Estoppel is one of the subjects discussed in Kastner v. Andrews, but on that point- the decision is not binding upon us, being entitled only to the consideration due to a well-considered opinion of the court of last resort of a sister state.

*399If appellant’s assignors consented to the shipment of their grain to a terminal market, there was no unauthorized dominion over their property before it was sold in the market, and hence an action of conversion would not lie on the score of the shipment of their grain. Griffin v. Bristle, 39 Minn. 456, 40 N. W. 523; Carlson v. Schoch, 141 Minn. 236, 170 N. W. 195. We think there was abundant proof of consent to the shipment of the grain. When the grain was delivered to the exchange it must have been known that it would not remain in the elevator until called for. The capacity of the elevator was only 26,000 bushels, and its patrons knew that frequent shipments had to be made to make room for grain brought in from time to time.

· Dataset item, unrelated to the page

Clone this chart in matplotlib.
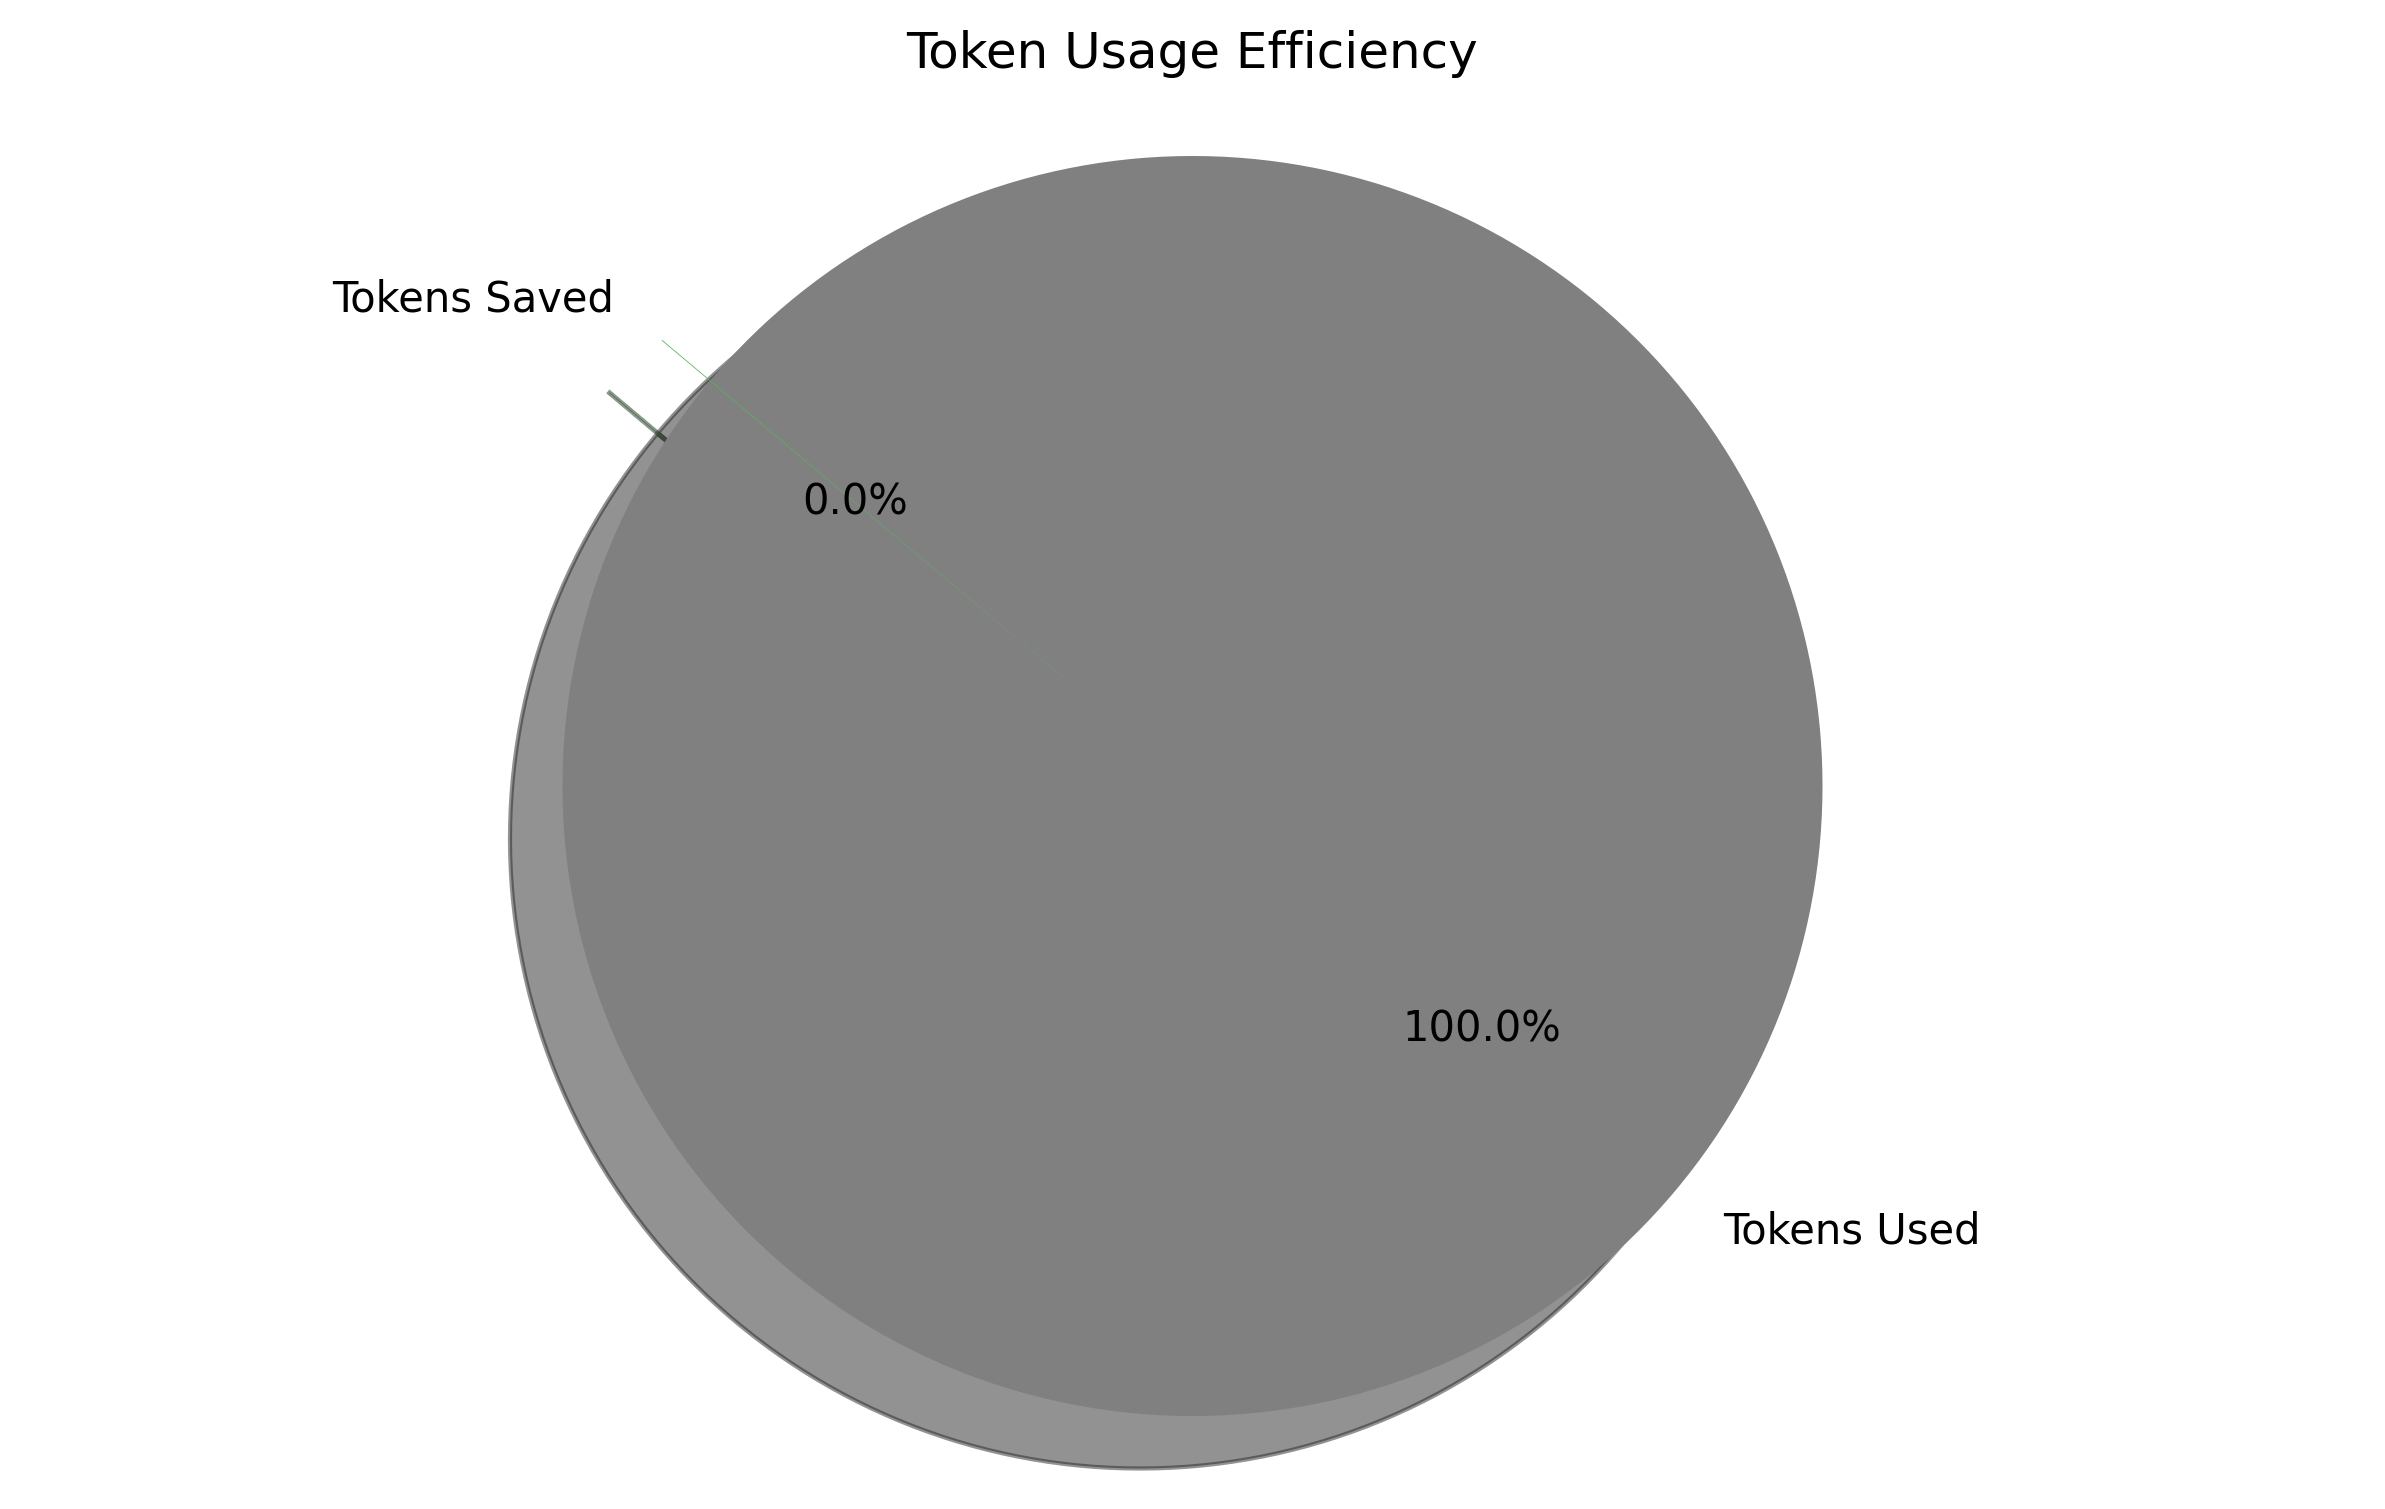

The proof of consent to the sale of the grain at Minneapolis is less convincing. Some of appellant’s assignors knew that the grain would be sold and did not object. Some knew how the exchange conducted its business. Several were interested in it as stockholders.

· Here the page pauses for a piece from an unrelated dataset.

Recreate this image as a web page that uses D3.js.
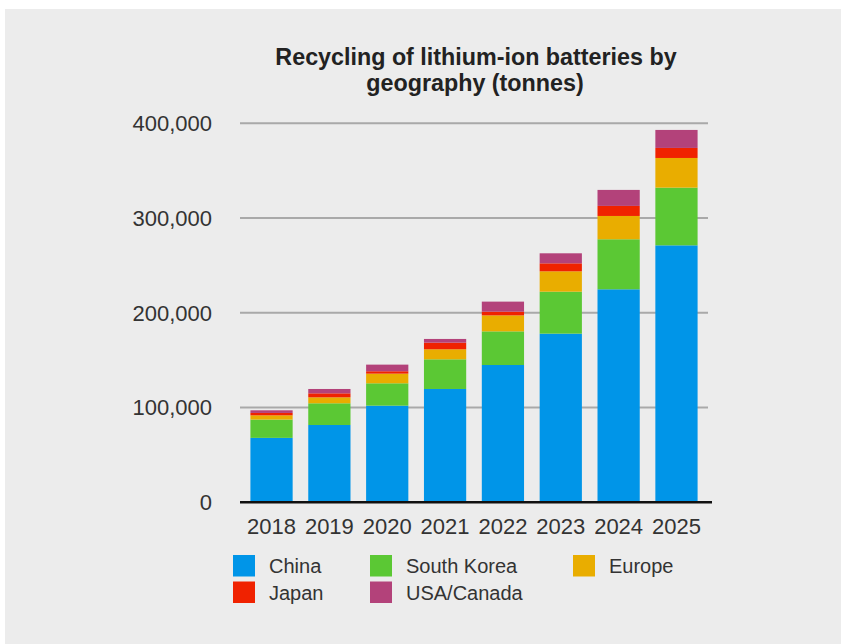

The last car of grain was shipped to respondent on April 25, 1921. When the elevator was closed in June, the storage receipts were in the possession of the manager. The holders had given them to him, and when he left he gave them to the secretary of the exchange. The receipts had been surrendered by the holders in exchange for checks drawn on local banks by the exchange. For lack of funds most of the checks were returned unpaid. Thus it appears that after all their grain had been shipped to Minneapolis and sold, instead of attempting to follow or claim it, appellant’s assignors elected to look to the exchange for payment. They must have known that it was then on the verge of insolvency. If they had not consented to the sale of their grain, it is difficult to understand why they took the checks and gave up their receipts. Their conduct is persuasive evidence of knowledge of and acquiescence in what had been done by the exchange.

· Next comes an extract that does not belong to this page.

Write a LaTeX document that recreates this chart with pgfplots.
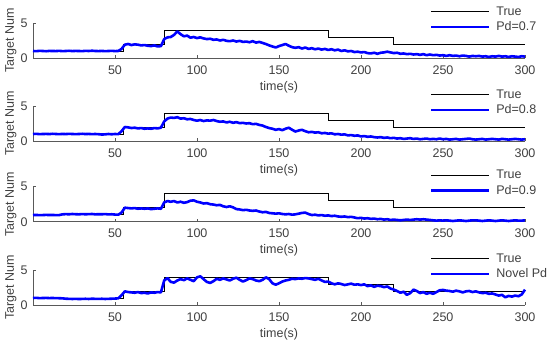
\documentclass[border=0pt]{standalone}
\usepackage{fontspec}
\setmainfont{Liberation Sans}
\usepackage{pgfplots}
\usepackage{pgfplotstable}
\pgfplotsset{compat=1.18}
\definecolor{axgray}{gray}{0.35}
\definecolor{labgray}{gray}{0.25}

\pgfplotstableread{
t x y z w
0 1.00 1.00 0.95 1.00
2 0.98 1.02 0.96 1.02
4 1.02 0.98 0.94 0.98
6 1.00 1.00 0.95 1.00
8 0.97 1.01 0.97 1.01
10 1.01 0.99 0.95 0.99
12 1.00 1.03 0.96 1.00
14 0.99 1.00 0.94 0.98
16 1.02 0.98 0.95 0.97
18 0.98 1.01 1.05 0.95
20 1.00 0.99 1.08 0.90
22 1.03 1.02 1.06 0.88
24 0.99 1.00 1.10 0.86
26 1.01 0.98 1.07 0.88
28 1.00 1.00 1.05 0.85
30 0.98 1.03 1.09 0.87
32 1.02 0.99 1.06 0.89
34 1.00 1.01 1.08 0.86
36 1.04 0.98 1.10 0.90
38 1.00 1.00 1.05 0.88
40 0.99 0.97 1.07 0.87
42 1.01 0.92 1.06 0.89
44 0.98 0.95 1.09 0.86
46 1.00 1.00 1.04 0.88
48 1.02 0.96 1.06 0.90
50 0.99 1.00 1.02 0.92
52 1.00 0.98 1.00 0.95
54 1.30 1.40 1.30 1.40
56 1.90 2.00 2.00 1.95
58 2.00 1.95 1.95 1.85
60 1.85 1.85 1.90 1.80
62 1.95 1.90 1.95 1.75
64 1.90 1.80 1.85 1.85
66 1.80 1.85 1.90 1.70
68 1.85 1.75 1.85 1.75
70 1.75 1.80 1.90 1.65
72 1.70 1.75 1.80 1.80
74 1.80 1.85 1.85 1.75
76 1.65 1.80 1.90 1.85
78 1.70 1.90 1.85 1.80
80 2.70 2.80 2.75 3.50
82 2.95 3.20 2.95 3.85
84 3.00 3.35 2.85 3.30
86 3.30 3.30 2.95 3.20
88 3.80 3.40 2.75 3.50
90 3.40 3.20 2.85 3.70
92 3.10 3.25 2.70 3.55
94 3.20 3.10 2.80 3.80
96 2.90 3.15 3.00 3.60
98 3.00 3.00 3.05 3.40
100 2.85 2.90 2.85 3.95
102 2.95 3.00 2.75 4.10
104 2.80 2.85 2.60 3.70
106 2.70 2.95 2.65 3.30
108 2.75 2.90 2.50 3.15
110 2.60 3.00 2.45 3.40
112 2.65 2.85 2.35 3.75
114 2.50 2.75 2.40 3.60
116 2.60 2.80 2.20 3.80
118 2.45 2.65 2.10 3.65
120 2.40 2.75 2.20 3.50
122 2.50 2.60 2.05 3.75
124 2.35 2.70 1.80 3.90
126 2.45 2.55 1.75 3.60
128 2.30 2.60 1.65 3.35
130 2.35 2.50 1.70 3.55
132 2.25 2.55 1.60 3.80
134 2.40 2.40 1.55 3.70
136 2.20 2.45 1.60 3.50
138 2.30 2.30 1.45 3.40
140 2.15 2.20 1.35 3.60
142 2.00 2.00 1.40 3.95
144 1.80 1.85 1.25 3.70
146 1.65 1.75 1.20 3.10
148 1.50 1.60 1.15 2.90
150 1.70 1.70 1.20 3.10
152 1.85 1.55 1.10 3.35
154 2.00 1.75 1.05 3.50
156 1.75 1.90 1.10 3.60
158 1.55 1.60 1.00 3.75
160 1.45 1.35 1.05 3.70
162 1.55 1.50 1.15 3.80
164 1.35 1.60 1.25 3.75
166 1.50 1.40 1.30 3.85
168 1.30 1.25 1.10 3.80
170 1.40 1.30 0.95 3.70
172 1.25 1.20 1.00 3.60
174 1.35 1.25 0.90 3.75
176 1.20 1.10 0.95 3.50
178 1.30 1.15 0.85 3.30
180 1.15 1.05 0.90 3.35
182 1.25 1.10 0.80 3.10
184 1.10 0.95 0.85 2.95
186 1.20 1.00 0.75 3.10
188 1.00 0.90 0.70 3.00
190 1.10 0.95 0.75 2.85
192 0.95 0.80 0.65 2.95
194 1.00 0.85 0.70 3.05
196 0.85 0.75 0.60 2.90
198 0.90 0.80 0.50 2.95
200 0.80 0.65 0.55 2.85
202 0.85 0.70 0.45 2.95
204 0.70 0.60 0.50 2.70
206 0.65 0.65 0.40 2.80
208 0.75 0.55 0.45 2.60
210 0.60 0.50 0.35 2.75
212 0.75 0.55 0.40 2.70
214 0.80 0.45 0.30 2.55
216 0.90 0.50 0.35 2.65
218 0.80 0.40 0.25 2.35
220 0.70 0.45 0.30 2.20
222 0.75 0.35 0.25 2.00
224 0.60 0.40 0.20 1.75
226 0.65 0.30 0.25 1.90
228 0.55 0.35 0.30 1.45
230 0.60 0.40 0.25 1.70
232 0.50 0.30 0.30 2.20
234 0.55 0.35 0.35 2.00
236 0.45 0.25 0.30 1.70
238 0.55 0.30 0.35 1.85
240 0.40 0.35 0.30 1.60
242 0.50 0.25 0.25 1.75
244 0.40 0.30 0.20 1.60
246 0.45 0.25 0.15 1.85
248 0.35 0.35 0.20 2.10
250 0.40 0.25 0.15 2.15
252 0.30 0.30 0.20 2.05
254 0.40 0.20 0.15 2.00
256 0.30 0.25 0.10 1.90
258 0.35 0.30 0.15 2.05
260 0.25 0.20 0.20 1.95
262 0.35 0.25 0.15 1.80
264 0.30 0.30 0.10 1.95
266 0.20 0.35 0.15 2.00
268 0.30 0.25 0.20 1.85
270 0.25 0.20 0.20 1.95
272 0.30 0.25 0.15 1.80
274 0.20 0.30 0.10 1.70
276 0.25 0.20 0.15 1.75
278 0.15 0.25 0.20 1.60
280 0.25 0.30 0.15 1.65
282 0.20 0.25 0.10 1.50
284 0.30 0.20 0.15 1.35
286 0.20 0.30 0.20 1.45
288 0.25 0.25 0.15 1.10
290 0.15 0.20 0.10 1.30
292 0.25 0.25 0.15 1.20
294 0.20 0.30 0.20 1.35
296 0.15 0.25 0.15 1.25
298 0.25 0.20 0.15 1.50
300 0.20 0.25 0.20 2.20
}\datatable

\pgfplotstableread{
t v
0 1
55 1
55 2
80 2
80 4
180 4
180 3
220 3
220 2
300 2
}\truetable

\newcommand{\lblfont}{\fontsize{12.5}{14}\selectfont}

\pgfplotsset{
  sub/.style={
    width=492pt, height=35pt, scale only axis,
    xmin=0, xmax=300, ymin=0, ymax=5,
    axis x line*=bottom, axis y line*=left,
    xtick={50,100,...,300}, ytick={0,5},
    tick align=inside, major tick length=3pt,
    axis line style={axgray, line width=0.7pt},
    every tick/.style={axgray, line width=0.7pt},
    tick label style={font=\lblfont, text=labgray},
    /pgf/number format/assume math mode=true,
    xticklabel style={yshift=-4pt},
    yticklabel style={xshift=-2pt},
    label style={font=\lblfont, text=labgray},
    xlabel={time(s)}, ylabel={Target Num},
    xlabel style={at={(axis description cs:0.5,-0.83)}, anchor=center},
    ylabel style={at={(axis description cs:-0.045,0.5)}, anchor=center},
    legend style={draw=none, fill=none, font=\lblfont, text=labgray,
      at={(rel axis cs:0.80,1.1)}, anchor=west,
      nodes={inner sep=1pt}, column sep=5pt, row sep=3pt},
    legend cell align=left,
    legend image code/.code={\draw[##1] (0pt,0pt) -- (58pt,0pt);},
    clip=false,
  },
  truestyle/.style={black, line width=0.9pt},
  estyle/.style={blue, line width=2.6pt, line join=round},
}

\begin{document}
\begin{tikzpicture}
\path[use as bounding box] (0,0) rectangle (550pt,-348pt);
\begin{axis}[sub, at={(33pt,-58pt)}, anchor=south west]
\addplot[truestyle] table[x=t,y=v] {\truetable};
\addplot[estyle] table[x=t,y=x] {\datatable};
\legend{True, Pd=0.7}
\end{axis}
\begin{axis}[sub, at={(33pt,-141pt)}, anchor=south west]
\addplot[truestyle] table[x=t,y=v] {\truetable};
\addplot[estyle] table[x=t,y=y] {\datatable};
\legend{True, Pd=0.8}
\end{axis}
\begin{axis}[sub, at={(33pt,-221.7pt)}, anchor=south west]
\addplot[truestyle] table[x=t,y=v] {\truetable};
\addplot[estyle] table[x=t,y=z] {\datatable};
\legend{True, Pd=0.9}
\end{axis}
\begin{axis}[sub, at={(33pt,-305pt)}, anchor=south west]
\addplot[truestyle] table[x=t,y=v] {\truetable};
\addplot[estyle] table[x=t,y=w] {\datatable};
\legend{True, Novel Pd}
\end{axis}
\end{tikzpicture}
\end{document}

There is another important circumstance to be considered. Respondent received and sold the grain as the agent of the exchange and its liability is no greater. It has been held that, if a warehouseman has a right to ship stored grain to a terminal market and sell *400it there, the commission merchant incurs no liability in making the sale for the warehouseman. Nicholson v. H. Poehler Co. 284 Fed. 992. The contract between respondent and the exchange provides that the former may make sales in its name for the latter according to the usages and regulations of the grain exchanges where the grain is sold. Other provisions in the contract indicate that respondent was to handle the grain shipped to it as a commission merchant and account for the proceeds of sales. A reading of the whole contract leaves little doubt about the relations of the parties from a legal standpoint. Respondent was the agent of the New Leipzig Exchange to sell the grain in the Minneapolis market, and was not a purchaser. The rule is that the liability of an agent, who assists his principal in disposing of the property of another entrusted to the possession of the principal, depends upon the agent’s knowldge of the wrongfulness of the principal’s act and his participation therein. Leuthold v. Fairchild, 35 Minn. 99, 27 N. W. 503, 28 N. W. 218; Dolliff v. Robbins, 83 Minn. 498, 86 N. W. 772, 85 Am. St. 466; Schall v. Northland Motor Car Co. 123 Minn. 214, 143 N. W. 357. There is no evidence of such knowledge on the part of respondent. It is a fair inference that it knew of the practice prevailing among the managers of country elevators of shipping stored grain to terminal markets for sale. But knowledge of the practice did not carry with it notice that the grain received by respondent was in fact stored grain. For these reasons we conclude that the ultimate finding of estoppel was warranted and presents an insurmountable obstacle to a recovery from respondent. It is a mixed question of law and fact, Maxwell v. Bay City Bridge Co. 41 Mich. 453, 2 N. W. 639, 21 C. J. 1253, and, in reviewing it, we are guided by the rule requiring us to sustain a finding not contrary to the clear weight of evidence.

The order denying a new trial is affirmed.